I didn't measure my buck. I rushed him to the taxidermist to make sure the cape didn't slip in the heat. Honestly, I was halfway split between not caring and skeptical of my ability to field judge. I had told a couple people that I was hunting a buck that was right at 200, but I figured he could be as low as 180. It seemed like everyone was asking so I texted the taxidermist and asked if he wouldn't mind sending me the score. Apparently, it taped out 202, and 193 after deductions.
Idaho has one weekend left of deer season in most units and there are still some great bucks out there. I went out this morning to spot for a friend. We saw several 150-160 class bucks and a giant 2x3, plus several smaller bucks, but no shots fired. If you took the time to read this story, I hope to give you the motivation to close your computer right now and get packed up to go get ya some.


Well-known member
Jul 30, 2011
Great adventures with the kids! Fantastic helping by you and the landowner with your neighbor's kids, and fantastic trophy deer. Congratulations all around


Well-known member
Jun 26, 2010
Three Forks, MT
Fantastic job taking those neighbor kids out and mentoring them! Nobody will forget those moments.
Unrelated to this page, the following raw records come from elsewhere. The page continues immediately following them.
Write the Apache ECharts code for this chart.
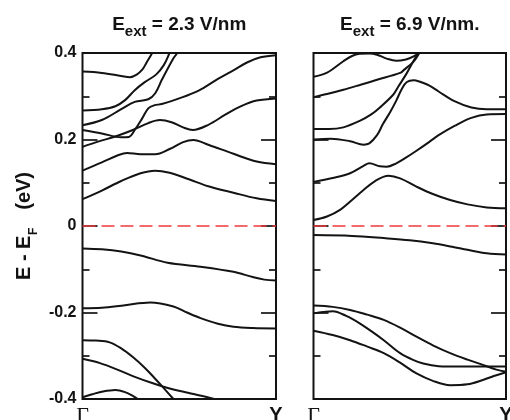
<!DOCTYPE html>
<html>
<head>
<meta charset="utf-8">
<script src="https://cdn.jsdelivr.net/npm/echarts@6/dist/echarts.min.js"></script>
<style>
html,body{margin:0;padding:0;background:#fff;}
#chart{width:510px;height:420px;}
</style>
</head>
<body>
<div id="chart"></div>
<script>
// ---- labels ----
const kPathLabels = ['Γ', 'Y'];
const yTickLabels = ['-0.4', '-0.2', '0', '0.2', '0.4'];
const panelFields = ['2.3 V/nm', '6.9 V/nm.'];
const yAxisTitle = ['E - E', 'F', '(eV)'];

// ---- panel 1 : E_ext = 2.3 V/nm  (k from Γ=0 to Y=1, energy in eV) ----
const p1_v5 = [[0,-0.396],[0.05,-0.389],[0.1,-0.383],[0.17,-0.379],[0.22,-0.384],[0.26,-0.393],[0.29,-0.402],[0.31,-0.41]];
const p1_v4 = [[0,-0.307],[0.09,-0.317],[0.18,-0.332],[0.26,-0.347],[0.36,-0.363],[0.47,-0.378],[0.55,-0.386],[0.62,-0.393],[0.68,-0.4],[0.72,-0.405]];
const p1_v3 = [[0,-0.264],[0.07,-0.265],[0.14,-0.269],[0.2,-0.283],[0.26,-0.303],[0.32,-0.327],[0.365,-0.348],[0.42,-0.375],[0.47,-0.4],[0.5,-0.415]];
const p1_v2 = [[0,-0.19],[0.1,-0.189],[0.22,-0.183],[0.35,-0.177],[0.47,-0.186],[0.54,-0.2],[0.61,-0.213],[0.7,-0.226],[0.78,-0.233],[0.88,-0.236],[1,-0.237]];
const p1_v1 = [[0,-0.052],[0.1,-0.054],[0.2,-0.059],[0.3,-0.068],[0.44,-0.085],[0.61,-0.094],[0.78,-0.106],[0.88,-0.118],[0.94,-0.124],[1,-0.126]];
const p1_c1 = [[0,0.062],[0.1,0.082],[0.2,0.104],[0.3,0.122],[0.375,0.128],[0.45,0.123],[0.55,0.108],[0.65,0.092],[0.78,0.077],[0.9,0.064],[1,0.058]];
const p1_c2 = [[0,0.128],[0.1,0.147],[0.18,0.163],[0.23,0.169],[0.3,0.166],[0.375,0.166],[0.45,0.178],[0.52,0.194],[0.573,0.199],[0.65,0.188],[0.78,0.167],[0.9,0.149],[1,0.143]];
const p1_c3 = [[0,0.183],[0.08,0.195],[0.17,0.207],[0.26,0.222],[0.34,0.238],[0.4,0.245],[0.46,0.24],[0.52,0.228],[0.57,0.222],[0.65,0.234],[0.74,0.258],[0.82,0.277],[0.9,0.29],[1,0.295]];
const p1_c4 = [[0,0.222],[0.1,0.214],[0.2,0.205],[0.24,0.206],[0.27,0.222],[0.31,0.25],[0.34,0.272],[0.37,0.279],[0.41,0.282],[0.5,0.295],[0.6,0.313],[0.7,0.34],[0.78,0.36],[0.85,0.378],[0.92,0.39],[1,0.395]];
const p1_c5 = [[0,0.233],[0.1,0.245],[0.2,0.27],[0.27,0.287],[0.34,0.293],[0.376,0.307],[0.41,0.338],[0.47,0.388],[0.49,0.4],[0.51,0.415]];
const p1_c6 = [[0,0.267],[0.1,0.27],[0.17,0.277],[0.22,0.291],[0.27,0.314],[0.32,0.332],[0.38,0.35],[0.42,0.372],[0.45,0.4],[0.47,0.42]];
const p1_c7 = [[0,0.357],[0.1,0.354],[0.2,0.347],[0.245,0.344],[0.28,0.35],[0.31,0.362],[0.33,0.377],[0.36,0.4],[0.38,0.42]];

// ---- panel 2 : E_ext = 6.9 V/nm ----
const p2_v4 = [[0,-0.242],[0.1,-0.252],[0.19,-0.264],[0.28,-0.279],[0.365,-0.294],[0.45,-0.316],[0.535,-0.341],[0.62,-0.358],[0.71,-0.368],[0.8,-0.366],[0.88,-0.356],[0.95,-0.345],[1,-0.338]];
const p2_v3 = [[0,-0.202],[0.05,-0.199],[0.1,-0.197],[0.17,-0.208],[0.24,-0.225],[0.3,-0.243],[0.365,-0.264],[0.45,-0.294],[0.52,-0.31],[0.57,-0.318],[0.65,-0.324],[0.75,-0.325],[0.87,-0.325],[1,-0.325]];
const p2_v2 = [[0,-0.184],[0.1,-0.187],[0.19,-0.194],[0.28,-0.205],[0.365,-0.217],[0.45,-0.235],[0.535,-0.256],[0.62,-0.276],[0.71,-0.294],[0.8,-0.309],[0.88,-0.321],[0.95,-0.332],[1,-0.337]];
const p2_v1 = [[0,-0.021],[0.2,-0.023],[0.365,-0.028],[0.5,-0.033],[0.62,-0.04],[0.72,-0.048],[0.8,-0.055],[0.9,-0.063],[1,-0.066]];
const p2_c1 = [[0,0.014],[0.07,0.022],[0.14,0.038],[0.2,0.06],[0.26,0.083],[0.32,0.104],[0.39,0.116],[0.45,0.11],[0.535,0.091],[0.62,0.074],[0.71,0.06],[0.8,0.05],[0.9,0.043],[1,0.041]];
const p2_c2 = [[0,0.102],[0.1,0.111],[0.19,0.122],[0.26,0.139],[0.29,0.145],[0.345,0.138],[0.38,0.137],[0.43,0.145],[0.48,0.158],[0.535,0.174],[0.6,0.194],[0.65,0.21],[0.735,0.232],[0.82,0.25],[0.9,0.258],[1,0.259]];
const p2_c3 = [[0,0.2],[0.09,0.202],[0.19,0.196],[0.26,0.188],[0.29,0.191],[0.33,0.21],[0.36,0.235],[0.4,0.265],[0.43,0.29],[0.46,0.318],[0.485,0.333],[0.52,0.337],[0.55,0.334],[0.6,0.325],[0.65,0.311],[0.735,0.288],[0.82,0.274],[0.9,0.27],[1,0.27]];
const p2_c4 = [[0,0.224],[0.08,0.224],[0.155,0.228],[0.24,0.243],[0.3,0.258],[0.345,0.274],[0.415,0.304],[0.44,0.322],[0.48,0.35],[0.52,0.382],[0.55,0.405],[0.56,0.413]];
const p2_c5 = [[0,0.298],[0.07,0.305],[0.155,0.315],[0.24,0.326],[0.33,0.338],[0.45,0.354],[0.47,0.361],[0.52,0.38],[0.55,0.4],[0.57,0.415]];
const p2_c6 = [[0,0.345],[0.068,0.354],[0.155,0.381],[0.2,0.393],[0.24,0.398],[0.29,0.399],[0.33,0.396],[0.38,0.387],[0.43,0.382],[0.48,0.385],[0.52,0.392],[0.555,0.402],[0.57,0.41]];

// Fermi level
const fermiLevel = [[0,0],[1,0]];

const panel1Bands = [p1_v5,p1_v4,p1_v3,p1_v2,p1_v1,p1_c1,p1_c2,p1_c3,p1_c4,p1_c5,p1_c6,p1_c7];
const panel2Bands = [p2_v4,p2_v3,p2_v2,p2_v1,p2_c1,p2_c2,p2_c3,p2_c4,p2_c5,p2_c6];

// ---- chart ----
const FONT = '"Liberation Sans", Arial, Helvetica, sans-serif';
const INK = '#131313';
const MID = 0.28; // canvas 'middle' -> alphabetic baseline offset (em)
const chart = echarts.init(document.getElementById('chart'), null, {renderer: 'canvas'});

const grids = [
  {left: 82.5, top: 53, width: 193.5, height: 346},
  {left: 313.5, top: 53, width: 192.5, height: 346}
];

const measureCtx = document.createElement('canvas').getContext('2d');
function textW(t, size) {
  measureCtx.font = 'bold ' + size + 'px ' + FONT;
  return measureCtx.measureText(t).width;
}
function textEl(t, size, x, baseline) {
  return {
    type: 'text', x: x, y: baseline - MID * size,
    style: {text: t, fontSize: size, fontWeight: 'bold', fontFamily: FONT, fill: INK,
            align: 'left', textAlign: 'left', verticalAlign: 'middle', textVerticalAlign: 'middle'}
  };
}
function titleRow(field, cx, base) {
  const pieces = [
    {t: 'E', s: 19, dy: 0},
    {t: 'ext', s: 15, dy: 6.4},
    {t: ' = ' + field, s: 19, dy: 0}
  ];
  const total = pieces.reduce((a, p) => a + textW(p.t, p.s), 0);
  let x = cx - total / 2;
  const els = [];
  pieces.forEach(p => { els.push(textEl(p.t, p.s, x, base + p.dy)); x += textW(p.t, p.s); });
  return els;
}

const graphics = [];
grids.forEach((g, i) => {
  titleRow(panelFields[i], g.left + g.width / 2, 29.6).forEach(e => graphics.push(e));
});
// rotated y-axis title
(function () {
  const half = 54;
  const children = [];
  let x = -half;
  children.push(textEl(yAxisTitle[0], 20, x, 0));
  x += textW(yAxisTitle[0], 20);
  children.push(textEl(yAxisTitle[1], 12, x + 0.5, 6.5));
  const w3 = textW(yAxisTitle[2], 20);
  children.push(textEl(yAxisTitle[2], 20, half - w3, 0));
  graphics.push({type: 'group', x: 30.5, y: 226, rotation: Math.PI / 2, children: children});
})();

const xAxes = grids.map((g, i) => ({
  gridIndex: i, type: 'value', min: 0, max: 1, interval: 1,
  axisLine: {show: false}, axisTick: {show: false}, splitLine: {show: false},
  axisLabel: {
    show: true, margin: 6, showMinLabel: true, showMaxLabel: true, hideOverlap: false,
    formatter: v => v < 0.5 ? '{g|' + kPathLabels[0] + '}' : '{y|' + kPathLabels[1] + '}',
    rich: {
      g: {fontFamily: '"Liberation Serif", "DejaVu Serif", serif', fontSize: 22, color: INK},
      y: {fontFamily: FONT, fontWeight: 'bold', fontSize: 20, color: INK}
    }
  }
}));

function yAx(gi, pos, labels) {
  return {
    gridIndex: gi, type: 'value', min: -0.4, max: 0.4, interval: 0.2, position: pos,
    axisLine: {show: false}, splitLine: {show: false},
    axisTick: {show: true, inside: true, length: 15, lineStyle: {color: INK, width: 1.7}},
    minorTick: {show: true, splitNumber: 2, length: 7, lineStyle: {color: INK, width: 1.7}},
    axisLabel: {
      show: labels, margin: 6, color: INK, fontFamily: FONT, fontWeight: 'bold', fontSize: 16,
      formatter: v => yTickLabels[Math.round((v + 0.4) / 0.2)]
    }
  };
}
const yAxes = [yAx(0, 'left', true), yAx(0, 'right', false), yAx(1, 'left', false), yAx(1, 'right', false)];

const series = [];
function addBands(bands, gi) {
  bands.forEach((b) => {
    series.push({
      type: 'line', xAxisIndex: gi, yAxisIndex: gi * 2, data: b,
      showSymbol: false, symbol: 'none', smooth: 0.35, clip: true, silent: true,
      lineStyle: {color: INK, width: 2}, z: 3
    });
  });
  series.push({
    type: 'line', xAxisIndex: gi, yAxisIndex: gi * 2, data: fermiLevel,
    showSymbol: false, symbol: 'none', silent: true, z: 4,
    lineStyle: {color: '#f03a3a', width: 1.7, type: [13, 6]}
  });
}
addBands(panel1Bands, 0);
addBands(panel2Bands, 1);

chart.setOption({
  animation: false,
  backgroundColor: '#ffffff',
  grid: grids.map(g => Object.assign({show: true, borderColor: INK, borderWidth: 2, backgroundColor: 'transparent',
                                      containLabel: false, outerBoundsMode: 'none'}, g)),
  xAxis: xAxes,
  yAxis: yAxes,
  graphic: graphics,
  series: series
});
</script>
</body>
</html>
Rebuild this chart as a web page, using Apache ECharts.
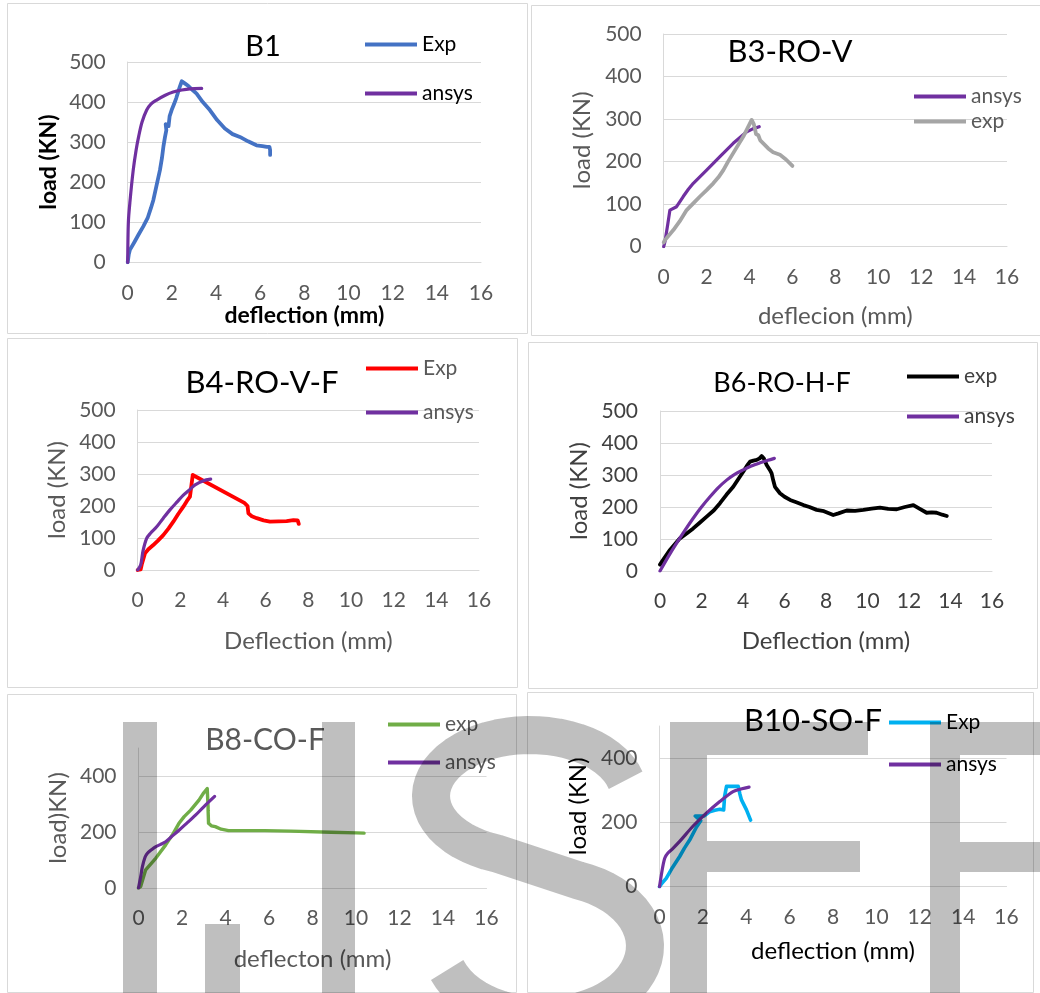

Congrats to you and your buddies on some great bucks!


Well-known member
Oct 3, 2008
Good golly miss molly! Looks like you are having a banner year. Congrats!


Active member
Nov 19, 2014
Man, I love seeing stories about helping kids get into hunting. Your first story is definitely more impressive to me than your second, but man that is a great buck! :)


Well-known member
Jan 12, 2009
Holy crap, two amazing bucks. What an awesome year for the whole family.